* _Stated goal_
Return each line of the data below verbatim; pictures are to be left out.

■ ■ ■ ■

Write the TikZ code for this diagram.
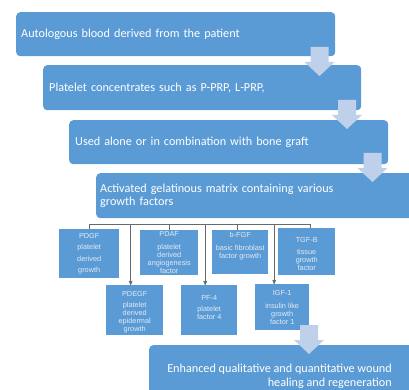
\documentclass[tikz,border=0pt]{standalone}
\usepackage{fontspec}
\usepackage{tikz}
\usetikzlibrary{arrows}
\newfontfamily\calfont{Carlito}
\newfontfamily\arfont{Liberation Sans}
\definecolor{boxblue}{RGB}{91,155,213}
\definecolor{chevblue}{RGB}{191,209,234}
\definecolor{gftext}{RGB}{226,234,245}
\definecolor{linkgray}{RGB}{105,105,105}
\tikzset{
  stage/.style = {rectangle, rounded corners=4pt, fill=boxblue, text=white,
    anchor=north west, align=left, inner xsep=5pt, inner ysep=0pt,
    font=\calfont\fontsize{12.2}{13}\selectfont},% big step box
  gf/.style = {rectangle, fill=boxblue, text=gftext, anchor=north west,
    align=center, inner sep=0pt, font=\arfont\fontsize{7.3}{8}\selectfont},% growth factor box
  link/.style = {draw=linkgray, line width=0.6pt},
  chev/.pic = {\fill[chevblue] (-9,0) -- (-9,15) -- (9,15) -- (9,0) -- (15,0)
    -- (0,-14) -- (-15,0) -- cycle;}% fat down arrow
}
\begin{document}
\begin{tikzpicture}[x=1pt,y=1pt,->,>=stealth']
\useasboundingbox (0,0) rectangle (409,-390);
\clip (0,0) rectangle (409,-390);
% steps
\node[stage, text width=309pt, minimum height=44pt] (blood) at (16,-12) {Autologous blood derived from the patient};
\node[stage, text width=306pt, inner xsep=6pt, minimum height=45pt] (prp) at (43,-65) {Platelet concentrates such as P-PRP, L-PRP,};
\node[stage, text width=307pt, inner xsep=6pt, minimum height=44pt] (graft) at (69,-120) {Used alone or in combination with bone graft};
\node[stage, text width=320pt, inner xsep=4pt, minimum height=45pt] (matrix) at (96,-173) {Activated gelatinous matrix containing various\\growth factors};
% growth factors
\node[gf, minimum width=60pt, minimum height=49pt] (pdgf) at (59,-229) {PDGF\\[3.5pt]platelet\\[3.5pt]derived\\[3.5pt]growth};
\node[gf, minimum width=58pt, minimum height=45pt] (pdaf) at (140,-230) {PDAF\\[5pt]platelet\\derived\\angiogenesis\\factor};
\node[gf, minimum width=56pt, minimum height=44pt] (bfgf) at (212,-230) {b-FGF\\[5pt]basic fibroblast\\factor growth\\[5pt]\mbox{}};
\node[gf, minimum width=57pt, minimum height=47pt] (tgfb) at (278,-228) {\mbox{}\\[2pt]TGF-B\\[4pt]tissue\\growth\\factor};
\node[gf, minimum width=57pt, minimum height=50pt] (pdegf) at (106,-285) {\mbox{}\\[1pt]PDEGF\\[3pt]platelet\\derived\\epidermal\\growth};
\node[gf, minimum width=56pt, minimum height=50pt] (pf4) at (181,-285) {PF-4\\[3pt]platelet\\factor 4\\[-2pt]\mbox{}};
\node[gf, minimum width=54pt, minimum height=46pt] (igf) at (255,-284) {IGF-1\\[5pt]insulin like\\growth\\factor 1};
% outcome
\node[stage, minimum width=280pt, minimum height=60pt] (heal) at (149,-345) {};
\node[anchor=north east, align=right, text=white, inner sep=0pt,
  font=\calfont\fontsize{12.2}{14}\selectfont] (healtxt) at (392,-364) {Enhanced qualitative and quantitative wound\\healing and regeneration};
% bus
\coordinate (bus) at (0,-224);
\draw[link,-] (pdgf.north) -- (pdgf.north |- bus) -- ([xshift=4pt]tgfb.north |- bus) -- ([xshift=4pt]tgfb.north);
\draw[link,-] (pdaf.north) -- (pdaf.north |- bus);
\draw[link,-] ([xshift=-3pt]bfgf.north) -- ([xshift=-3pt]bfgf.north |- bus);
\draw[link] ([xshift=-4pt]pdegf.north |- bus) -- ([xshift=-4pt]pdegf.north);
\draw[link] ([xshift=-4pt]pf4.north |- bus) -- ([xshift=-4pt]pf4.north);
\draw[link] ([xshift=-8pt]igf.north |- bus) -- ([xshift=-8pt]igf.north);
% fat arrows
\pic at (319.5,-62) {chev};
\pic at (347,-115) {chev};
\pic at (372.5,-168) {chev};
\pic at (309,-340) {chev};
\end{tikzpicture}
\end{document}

■ ■ ■ ■

* _Exercise result_
Write the TikZ code for this diagram.
\documentclass[tikz,border=0pt]{standalone}
\usepackage{fontspec}
\usepackage{tikz}
\usetikzlibrary{arrows}
\newfontfamily\calfont{Carlito}
\newfontfamily\arfont{Liberation Sans}
\definecolor{boxblue}{RGB}{91,155,213}
\definecolor{chevblue}{RGB}{191,209,234}
\definecolor{gftext}{RGB}{226,234,245}
\definecolor{linkgray}{RGB}{105,105,105}
\tikzset{
  stage/.style = {rectangle, rounded corners=4pt, fill=boxblue, text=white,
    anchor=north west, align=left, inner xsep=5pt, inner ysep=0pt,
    font=\calfont\fontsize{12.2}{13}\selectfont},% big step box
  gf/.style = {rectangle, fill=boxblue, text=gftext, anchor=north west,
    align=center, inner sep=0pt, font=\arfont\fontsize{7.3}{8}\selectfont},% growth factor box
  link/.style = {draw=linkgray, line width=0.6pt},
  chev/.pic = {\fill[chevblue] (-9,0) -- (-9,15) -- (9,15) -- (9,0) -- (15,0)
    -- (0,-14) -- (-15,0) -- cycle;}% fat down arrow
}
\begin{document}
\begin{tikzpicture}[x=1pt,y=1pt,->,>=stealth']
\useasboundingbox (0,0) rectangle (409,-390);
\clip (0,0) rectangle (409,-390);
% steps
\node[stage, text width=309pt, minimum height=44pt] (blood) at (16,-12) {Autologous blood derived from the patient};
\node[stage, text width=306pt, inner xsep=6pt, minimum height=45pt] (prp) at (43,-65) {Platelet concentrates such as P-PRP, L-PRP,};
\node[stage, text width=307pt, inner xsep=6pt, minimum height=44pt] (graft) at (69,-120) {Used alone or in combination with bone graft};
\node[stage, text width=320pt, inner xsep=4pt, minimum height=45pt] (matrix) at (96,-173) {Activated gelatinous matrix containing various\\growth factors};
% growth factors
\node[gf, minimum width=60pt, minimum height=49pt] (pdgf) at (59,-229) {PDGF\\[3.5pt]platelet\\[3.5pt]derived\\[3.5pt]growth};
\node[gf, minimum width=58pt, minimum height=45pt] (pdaf) at (140,-230) {PDAF\\[5pt]platelet\\derived\\angiogenesis\\factor};
\node[gf, minimum width=56pt, minimum height=44pt] (bfgf) at (212,-230) {b-FGF\\[5pt]basic fibroblast\\factor growth\\[5pt]\mbox{}};
\node[gf, minimum width=57pt, minimum height=47pt] (tgfb) at (278,-228) {\mbox{}\\[2pt]TGF-B\\[4pt]tissue\\growth\\factor};
\node[gf, minimum width=57pt, minimum height=50pt] (pdegf) at (106,-285) {\mbox{}\\[1pt]PDEGF\\[3pt]platelet\\derived\\epidermal\\growth};
\node[gf, minimum width=56pt, minimum height=50pt] (pf4) at (181,-285) {PF-4\\[3pt]platelet\\factor 4\\[-2pt]\mbox{}};
\node[gf, minimum width=54pt, minimum height=46pt] (igf) at (255,-284) {IGF-1\\[5pt]insulin like\\growth\\factor 1};
% outcome
\node[stage, minimum width=280pt, minimum height=60pt] (heal) at (149,-345) {};
\node[anchor=north east, align=right, text=white, inner sep=0pt,
  font=\calfont\fontsize{12.2}{14}\selectfont] (healtxt) at (392,-364) {Enhanced qualitative and quantitative wound\\healing and regeneration};
% bus
\coordinate (bus) at (0,-224);
\draw[link,-] (pdgf.north) -- (pdgf.north |- bus) -- ([xshift=4pt]tgfb.north |- bus) -- ([xshift=4pt]tgfb.north);
\draw[link,-] (pdaf.north) -- (pdaf.north |- bus);
\draw[link,-] ([xshift=-3pt]bfgf.north) -- ([xshift=-3pt]bfgf.north |- bus);
\draw[link] ([xshift=-4pt]pdegf.north |- bus) -- ([xshift=-4pt]pdegf.north);
\draw[link] ([xshift=-4pt]pf4.north |- bus) -- ([xshift=-4pt]pf4.north);
\draw[link] ([xshift=-8pt]igf.north |- bus) -- ([xshift=-8pt]igf.north);
% fat arrows
\pic at (319.5,-62) {chev};
\pic at (347,-115) {chev};
\pic at (372.5,-168) {chev};
\pic at (309,-340) {chev};
\end{tikzpicture}
\end{document}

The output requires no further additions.